If we had a better understanding of men, scholars wonder, how many of the world’s ills could we solve — or, at least, attempt to?

“This stuff is all around us,” said Dr. Kimmel, seated in his living room. It was the day after the masculinities conference, and he’d gathered a group of men for an informal salon. “We have a mass shooter in the U.S. every few weeks. And every time it happens, we talk about guns. We talk about mental health. But we don’t talk about how all of these mass shooters are male.” He paused, then said, “We need to understand how masculinity affected their experience.”

Cliff Leek, one of Dr. Kimmel’s graduate students, chimed in. “This touches so many aspects of our lives that you almost don’t notice it,” he said.

“As partners and husbands,” Mr. Leek said. “Whether we do our fair share of housework and child care. Whether we opt to take paternity leave.” (Even when companies offer paternity leave, research has shown that many men are reluctant to take it.)

“Our relationships with other men,” Mr. Leek said.

“How fast you drive,” added Mr. Kalin, the Colby College graduate. “Whether you choose to serve a ball underhand or overhand.”
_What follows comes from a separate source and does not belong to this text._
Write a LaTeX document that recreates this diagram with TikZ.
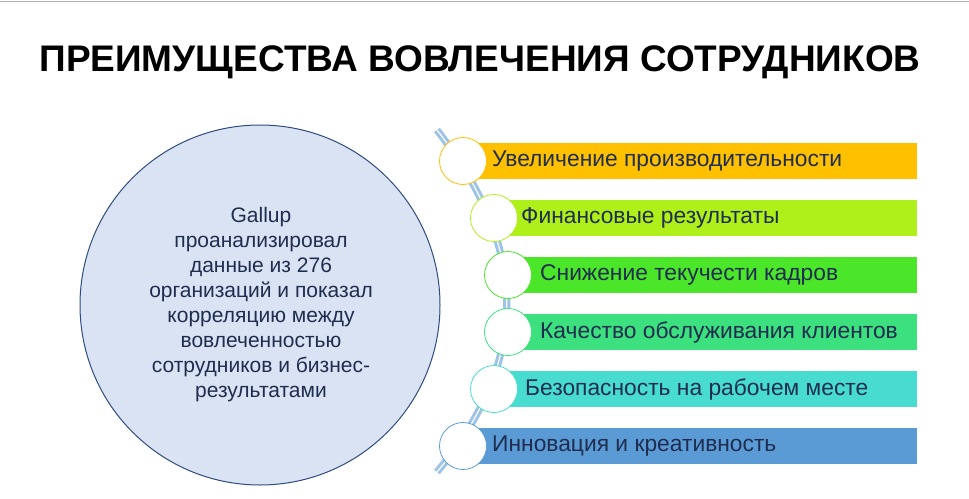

“The idea that you’ve got to be tough, that you’ve got to fight,” said Dhakir Warren, 35, a senior manager at Hunt Alternatives, a social justice foundation in Cambridge, Mass.

“You can literally apply this to anything,” Mr. Leek said. “Take the Disney movie. For a long time, we’ve been having the conversation about how princess movies are bad for girls. But what are they telling men?”

“The men swoop in and interrupt the woman’s story,” he said. “And then we’re surprised when men interrupt women in boardrooms.”

The men laughed. Mr. Leek had closed the loop.

“There is a Pentagon document,” Dr. Kimmel said, “in which Lyndon B. Johnson is quoted saying he didn’t want to pull out of Vietnam because he wouldn’t be viewed as manly.

“This is the president of the United States proving his masculinity.”